What you need to do
Your task is to copy every line of the records below that contains "with".

Records for the task
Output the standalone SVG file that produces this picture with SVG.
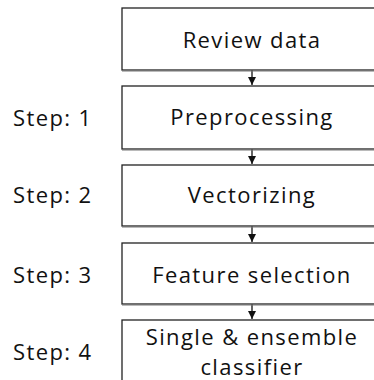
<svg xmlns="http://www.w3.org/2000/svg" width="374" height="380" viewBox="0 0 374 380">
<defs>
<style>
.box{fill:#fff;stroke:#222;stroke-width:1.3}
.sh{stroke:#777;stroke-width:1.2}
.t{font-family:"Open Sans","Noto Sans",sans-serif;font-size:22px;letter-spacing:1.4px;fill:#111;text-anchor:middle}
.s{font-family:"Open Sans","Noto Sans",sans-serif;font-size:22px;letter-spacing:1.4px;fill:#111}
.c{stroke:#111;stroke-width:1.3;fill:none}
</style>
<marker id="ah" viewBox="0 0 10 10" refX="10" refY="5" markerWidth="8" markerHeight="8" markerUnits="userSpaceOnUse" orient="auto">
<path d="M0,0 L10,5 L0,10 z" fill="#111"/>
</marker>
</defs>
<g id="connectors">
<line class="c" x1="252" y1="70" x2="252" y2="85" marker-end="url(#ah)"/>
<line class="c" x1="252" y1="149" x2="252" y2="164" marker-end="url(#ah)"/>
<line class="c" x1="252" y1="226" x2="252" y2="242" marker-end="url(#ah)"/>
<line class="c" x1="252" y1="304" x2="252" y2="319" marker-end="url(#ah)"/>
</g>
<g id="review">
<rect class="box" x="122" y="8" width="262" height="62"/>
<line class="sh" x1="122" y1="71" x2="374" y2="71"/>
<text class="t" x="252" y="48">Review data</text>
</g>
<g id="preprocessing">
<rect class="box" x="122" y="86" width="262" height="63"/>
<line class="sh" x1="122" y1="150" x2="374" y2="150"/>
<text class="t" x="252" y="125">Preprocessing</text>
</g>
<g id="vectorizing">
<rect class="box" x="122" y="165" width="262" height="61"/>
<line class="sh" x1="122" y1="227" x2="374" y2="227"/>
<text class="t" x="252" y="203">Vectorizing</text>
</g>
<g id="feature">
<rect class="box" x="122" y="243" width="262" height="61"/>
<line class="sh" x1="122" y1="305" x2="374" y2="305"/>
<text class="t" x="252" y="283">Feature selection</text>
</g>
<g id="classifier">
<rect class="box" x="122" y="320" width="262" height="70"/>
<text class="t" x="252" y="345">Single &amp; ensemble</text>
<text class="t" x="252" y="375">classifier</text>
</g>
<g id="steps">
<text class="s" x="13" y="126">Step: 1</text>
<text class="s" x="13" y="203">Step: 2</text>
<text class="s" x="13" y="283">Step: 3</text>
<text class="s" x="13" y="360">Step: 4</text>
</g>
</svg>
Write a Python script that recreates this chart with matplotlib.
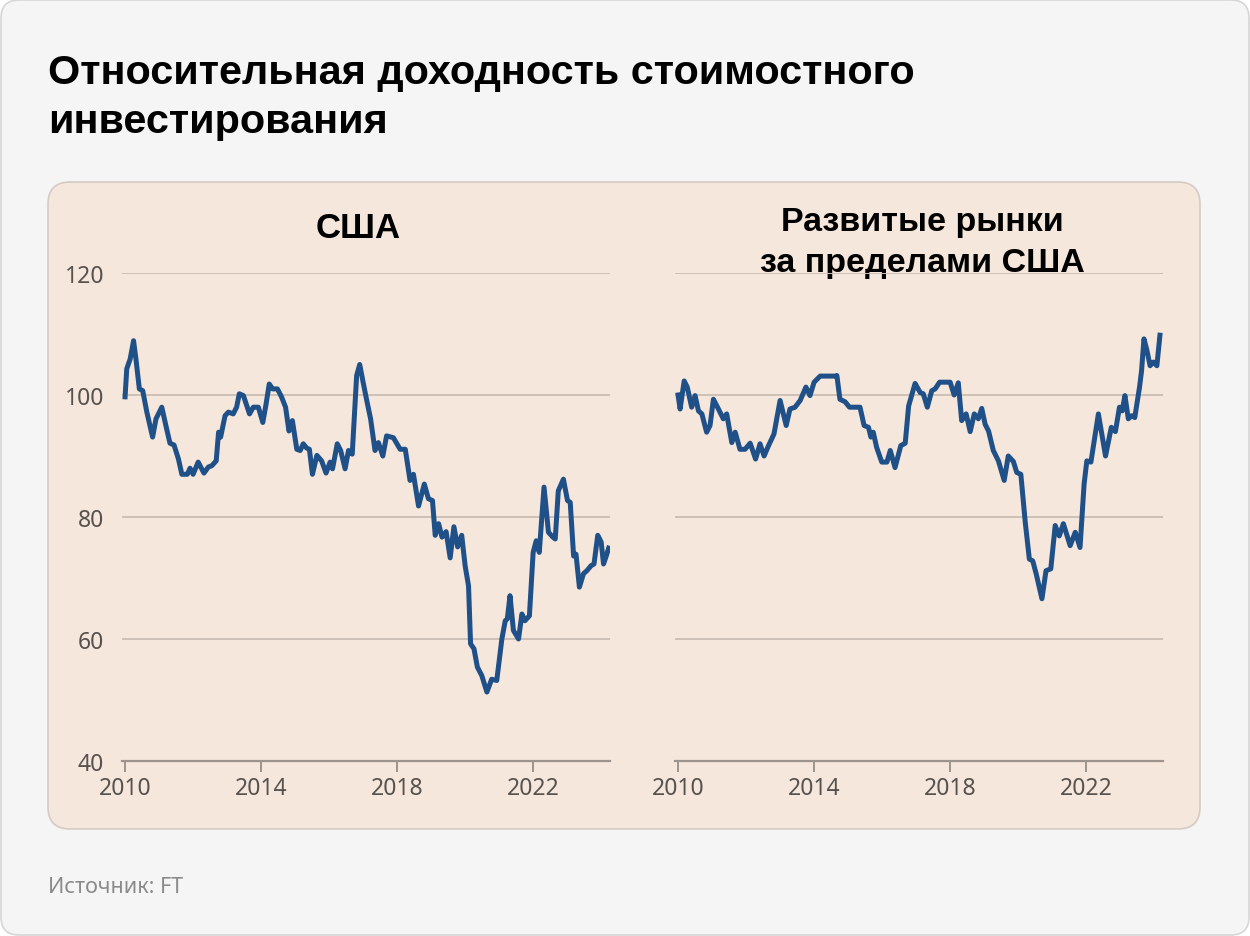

Task response
Output the standalone SVG file that produces this picture with SVG.
Write a Python script that recreates this chart with matplotlib.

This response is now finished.